### Given exercise
Without including any images, repeat the data exactly.
——————
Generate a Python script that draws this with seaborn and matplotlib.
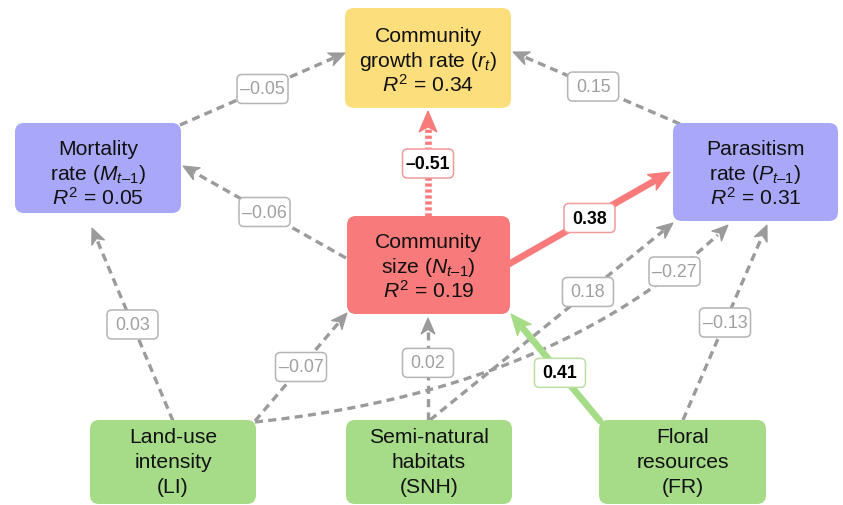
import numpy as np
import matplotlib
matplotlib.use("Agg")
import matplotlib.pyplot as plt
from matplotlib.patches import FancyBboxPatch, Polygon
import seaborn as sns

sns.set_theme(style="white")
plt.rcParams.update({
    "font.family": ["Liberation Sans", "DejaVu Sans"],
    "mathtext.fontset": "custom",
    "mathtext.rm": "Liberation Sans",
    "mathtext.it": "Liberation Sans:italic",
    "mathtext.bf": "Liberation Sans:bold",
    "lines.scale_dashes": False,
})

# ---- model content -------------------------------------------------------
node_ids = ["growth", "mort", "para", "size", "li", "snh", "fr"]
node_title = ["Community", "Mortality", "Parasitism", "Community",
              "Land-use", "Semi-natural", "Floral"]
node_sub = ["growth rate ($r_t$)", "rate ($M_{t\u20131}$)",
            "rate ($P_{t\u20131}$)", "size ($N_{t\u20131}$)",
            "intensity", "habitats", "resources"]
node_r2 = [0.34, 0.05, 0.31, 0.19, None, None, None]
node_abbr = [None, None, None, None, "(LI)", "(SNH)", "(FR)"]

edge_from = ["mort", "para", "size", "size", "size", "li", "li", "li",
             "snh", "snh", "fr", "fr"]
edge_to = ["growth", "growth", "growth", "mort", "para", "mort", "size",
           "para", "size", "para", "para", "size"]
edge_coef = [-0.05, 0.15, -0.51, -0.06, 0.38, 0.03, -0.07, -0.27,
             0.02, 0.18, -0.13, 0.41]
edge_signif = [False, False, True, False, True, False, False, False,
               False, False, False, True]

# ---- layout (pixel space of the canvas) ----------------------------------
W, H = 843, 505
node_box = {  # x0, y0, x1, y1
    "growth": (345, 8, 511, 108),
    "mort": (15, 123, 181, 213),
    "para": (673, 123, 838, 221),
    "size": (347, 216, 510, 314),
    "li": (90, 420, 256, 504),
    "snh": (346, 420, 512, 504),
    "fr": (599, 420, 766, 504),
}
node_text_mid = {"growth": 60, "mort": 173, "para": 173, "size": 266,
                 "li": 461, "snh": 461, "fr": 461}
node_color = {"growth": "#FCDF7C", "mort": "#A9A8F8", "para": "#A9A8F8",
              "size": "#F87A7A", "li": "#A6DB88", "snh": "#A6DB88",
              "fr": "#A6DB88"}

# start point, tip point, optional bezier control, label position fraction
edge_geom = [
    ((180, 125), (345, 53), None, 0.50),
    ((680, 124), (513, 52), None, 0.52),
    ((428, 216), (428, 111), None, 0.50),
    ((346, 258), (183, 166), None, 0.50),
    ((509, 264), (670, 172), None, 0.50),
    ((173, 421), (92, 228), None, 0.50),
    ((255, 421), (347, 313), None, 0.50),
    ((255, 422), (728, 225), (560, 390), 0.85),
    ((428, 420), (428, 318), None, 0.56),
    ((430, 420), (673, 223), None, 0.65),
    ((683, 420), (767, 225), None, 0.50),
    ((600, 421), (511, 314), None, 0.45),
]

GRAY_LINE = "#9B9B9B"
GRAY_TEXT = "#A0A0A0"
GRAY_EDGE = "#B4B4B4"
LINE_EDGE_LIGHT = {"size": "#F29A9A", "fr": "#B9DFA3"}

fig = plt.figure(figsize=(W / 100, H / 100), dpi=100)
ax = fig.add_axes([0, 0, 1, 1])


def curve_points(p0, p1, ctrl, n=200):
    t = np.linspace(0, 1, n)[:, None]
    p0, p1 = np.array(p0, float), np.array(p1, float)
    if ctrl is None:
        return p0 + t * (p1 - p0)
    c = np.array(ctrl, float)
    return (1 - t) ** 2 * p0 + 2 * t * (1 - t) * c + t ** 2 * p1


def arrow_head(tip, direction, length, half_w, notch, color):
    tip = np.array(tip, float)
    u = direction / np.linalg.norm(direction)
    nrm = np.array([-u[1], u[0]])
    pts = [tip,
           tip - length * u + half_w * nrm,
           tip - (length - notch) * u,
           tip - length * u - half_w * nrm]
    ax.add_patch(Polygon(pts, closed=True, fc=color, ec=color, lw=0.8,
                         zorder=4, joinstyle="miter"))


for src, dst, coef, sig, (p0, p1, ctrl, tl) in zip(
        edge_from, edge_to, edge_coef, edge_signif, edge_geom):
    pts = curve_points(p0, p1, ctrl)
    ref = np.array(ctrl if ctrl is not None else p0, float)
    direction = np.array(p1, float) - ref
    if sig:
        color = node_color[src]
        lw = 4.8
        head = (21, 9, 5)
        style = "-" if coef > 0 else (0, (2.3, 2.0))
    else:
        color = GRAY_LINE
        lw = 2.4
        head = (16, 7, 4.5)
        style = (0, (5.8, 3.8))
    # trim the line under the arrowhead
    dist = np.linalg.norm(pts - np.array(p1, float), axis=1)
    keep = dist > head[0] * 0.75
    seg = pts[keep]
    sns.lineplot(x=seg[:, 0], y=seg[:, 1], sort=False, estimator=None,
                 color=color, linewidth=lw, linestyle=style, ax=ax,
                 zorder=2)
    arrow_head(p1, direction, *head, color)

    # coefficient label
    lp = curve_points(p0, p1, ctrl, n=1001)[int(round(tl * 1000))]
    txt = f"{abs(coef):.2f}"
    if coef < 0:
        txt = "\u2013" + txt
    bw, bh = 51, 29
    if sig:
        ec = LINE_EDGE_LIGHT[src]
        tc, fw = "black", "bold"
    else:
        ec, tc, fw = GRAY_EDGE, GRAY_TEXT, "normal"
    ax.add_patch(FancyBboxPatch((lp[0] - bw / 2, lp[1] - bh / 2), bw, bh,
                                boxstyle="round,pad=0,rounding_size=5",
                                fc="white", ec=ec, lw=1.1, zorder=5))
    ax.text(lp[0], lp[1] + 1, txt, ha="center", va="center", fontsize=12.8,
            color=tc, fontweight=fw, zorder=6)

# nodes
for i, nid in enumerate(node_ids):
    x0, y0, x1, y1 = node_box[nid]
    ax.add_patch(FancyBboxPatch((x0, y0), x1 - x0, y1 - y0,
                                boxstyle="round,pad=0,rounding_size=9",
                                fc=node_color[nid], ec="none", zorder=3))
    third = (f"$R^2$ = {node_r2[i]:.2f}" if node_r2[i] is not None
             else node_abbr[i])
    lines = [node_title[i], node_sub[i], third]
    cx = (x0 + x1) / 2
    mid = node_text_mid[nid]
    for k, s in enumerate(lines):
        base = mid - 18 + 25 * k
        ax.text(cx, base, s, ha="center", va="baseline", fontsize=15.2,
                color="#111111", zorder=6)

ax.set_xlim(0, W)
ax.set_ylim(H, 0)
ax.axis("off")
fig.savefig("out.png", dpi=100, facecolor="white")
——————
### Answer below
Generate a Python script that draws this with seaborn and matplotlib.
import numpy as np
import matplotlib
matplotlib.use("Agg")
import matplotlib.pyplot as plt
from matplotlib.patches import FancyBboxPatch, Polygon
import seaborn as sns

sns.set_theme(style="white")
plt.rcParams.update({
    "font.family": ["Liberation Sans", "DejaVu Sans"],
    "mathtext.fontset": "custom",
    "mathtext.rm": "Liberation Sans",
    "mathtext.it": "Liberation Sans:italic",
    "mathtext.bf": "Liberation Sans:bold",
    "lines.scale_dashes": False,
})

# ---- model content -------------------------------------------------------
node_ids = ["growth", "mort", "para", "size", "li", "snh", "fr"]
node_title = ["Community", "Mortality", "Parasitism", "Community",
              "Land-use", "Semi-natural", "Floral"]
node_sub = ["growth rate ($r_t$)", "rate ($M_{t\u20131}$)",
            "rate ($P_{t\u20131}$)", "size ($N_{t\u20131}$)",
            "intensity", "habitats", "resources"]
node_r2 = [0.34, 0.05, 0.31, 0.19, None, None, None]
node_abbr = [None, None, None, None, "(LI)", "(SNH)", "(FR)"]

edge_from = ["mort", "para", "size", "size", "size", "li", "li", "li",
             "snh", "snh", "fr", "fr"]
edge_to = ["growth", "growth", "growth", "mort", "para", "mort", "size",
           "para", "size", "para", "para", "size"]
edge_coef = [-0.05, 0.15, -0.51, -0.06, 0.38, 0.03, -0.07, -0.27,
             0.02, 0.18, -0.13, 0.41]
edge_signif = [False, False, True, False, True, False, False, False,
               False, False, False, True]

# ---- layout (pixel space of the canvas) ----------------------------------
W, H = 843, 505
node_box = {  # x0, y0, x1, y1
    "growth": (345, 8, 511, 108),
    "mort": (15, 123, 181, 213),
    "para": (673, 123, 838, 221),
    "size": (347, 216, 510, 314),
    "li": (90, 420, 256, 504),
    "snh": (346, 420, 512, 504),
    "fr": (599, 420, 766, 504),
}
node_text_mid = {"growth": 60, "mort": 173, "para": 173, "size": 266,
                 "li": 461, "snh": 461, "fr": 461}
node_color = {"growth": "#FCDF7C", "mort": "#A9A8F8", "para": "#A9A8F8",
              "size": "#F87A7A", "li": "#A6DB88", "snh": "#A6DB88",
              "fr": "#A6DB88"}

# start point, tip point, optional bezier control, label position fraction
edge_geom = [
    ((180, 125), (345, 53), None, 0.50),
    ((680, 124), (513, 52), None, 0.52),
    ((428, 216), (428, 111), None, 0.50),
    ((346, 258), (183, 166), None, 0.50),
    ((509, 264), (670, 172), None, 0.50),
    ((173, 421), (92, 228), None, 0.50),
    ((255, 421), (347, 313), None, 0.50),
    ((255, 422), (728, 225), (560, 390), 0.85),
    ((428, 420), (428, 318), None, 0.56),
    ((430, 420), (673, 223), None, 0.65),
    ((683, 420), (767, 225), None, 0.50),
    ((600, 421), (511, 314), None, 0.45),
]

GRAY_LINE = "#9B9B9B"
GRAY_TEXT = "#A0A0A0"
GRAY_EDGE = "#B4B4B4"
LINE_EDGE_LIGHT = {"size": "#F29A9A", "fr": "#B9DFA3"}

fig = plt.figure(figsize=(W / 100, H / 100), dpi=100)
ax = fig.add_axes([0, 0, 1, 1])


def curve_points(p0, p1, ctrl, n=200):
    t = np.linspace(0, 1, n)[:, None]
    p0, p1 = np.array(p0, float), np.array(p1, float)
    if ctrl is None:
        return p0 + t * (p1 - p0)
    c = np.array(ctrl, float)
    return (1 - t) ** 2 * p0 + 2 * t * (1 - t) * c + t ** 2 * p1


def arrow_head(tip, direction, length, half_w, notch, color):
    tip = np.array(tip, float)
    u = direction / np.linalg.norm(direction)
    nrm = np.array([-u[1], u[0]])
    pts = [tip,
           tip - length * u + half_w * nrm,
           tip - (length - notch) * u,
           tip - length * u - half_w * nrm]
    ax.add_patch(Polygon(pts, closed=True, fc=color, ec=color, lw=0.8,
                         zorder=4, joinstyle="miter"))


for src, dst, coef, sig, (p0, p1, ctrl, tl) in zip(
        edge_from, edge_to, edge_coef, edge_signif, edge_geom):
    pts = curve_points(p0, p1, ctrl)
    ref = np.array(ctrl if ctrl is not None else p0, float)
    direction = np.array(p1, float) - ref
    if sig:
        color = node_color[src]
        lw = 4.8
        head = (21, 9, 5)
        style = "-" if coef > 0 else (0, (2.3, 2.0))
    else:
        color = GRAY_LINE
        lw = 2.4
        head = (16, 7, 4.5)
        style = (0, (5.8, 3.8))
    # trim the line under the arrowhead
    dist = np.linalg.norm(pts - np.array(p1, float), axis=1)
    keep = dist > head[0] * 0.75
    seg = pts[keep]
    sns.lineplot(x=seg[:, 0], y=seg[:, 1], sort=False, estimator=None,
                 color=color, linewidth=lw, linestyle=style, ax=ax,
                 zorder=2)
    arrow_head(p1, direction, *head, color)

    # coefficient label
    lp = curve_points(p0, p1, ctrl, n=1001)[int(round(tl * 1000))]
    txt = f"{abs(coef):.2f}"
    if coef < 0:
        txt = "\u2013" + txt
    bw, bh = 51, 29
    if sig:
        ec = LINE_EDGE_LIGHT[src]
        tc, fw = "black", "bold"
    else:
        ec, tc, fw = GRAY_EDGE, GRAY_TEXT, "normal"
    ax.add_patch(FancyBboxPatch((lp[0] - bw / 2, lp[1] - bh / 2), bw, bh,
                                boxstyle="round,pad=0,rounding_size=5",
                                fc="white", ec=ec, lw=1.1, zorder=5))
    ax.text(lp[0], lp[1] + 1, txt, ha="center", va="center", fontsize=12.8,
            color=tc, fontweight=fw, zorder=6)

# nodes
for i, nid in enumerate(node_ids):
    x0, y0, x1, y1 = node_box[nid]
    ax.add_patch(FancyBboxPatch((x0, y0), x1 - x0, y1 - y0,
                                boxstyle="round,pad=0,rounding_size=9",
                                fc=node_color[nid], ec="none", zorder=3))
    third = (f"$R^2$ = {node_r2[i]:.2f}" if node_r2[i] is not None
             else node_abbr[i])
    lines = [node_title[i], node_sub[i], third]
    cx = (x0 + x1) / 2
    mid = node_text_mid[nid]
    for k, s in enumerate(lines):
        base = mid - 18 + 25 * k
        ax.text(cx, base, s, ha="center", va="baseline", fontsize=15.2,
                color="#111111", zorder=6)

ax.set_xlim(0, W)
ax.set_ylim(H, 0)
ax.axis("off")
fig.savefig("out.png", dpi=100, facecolor="white")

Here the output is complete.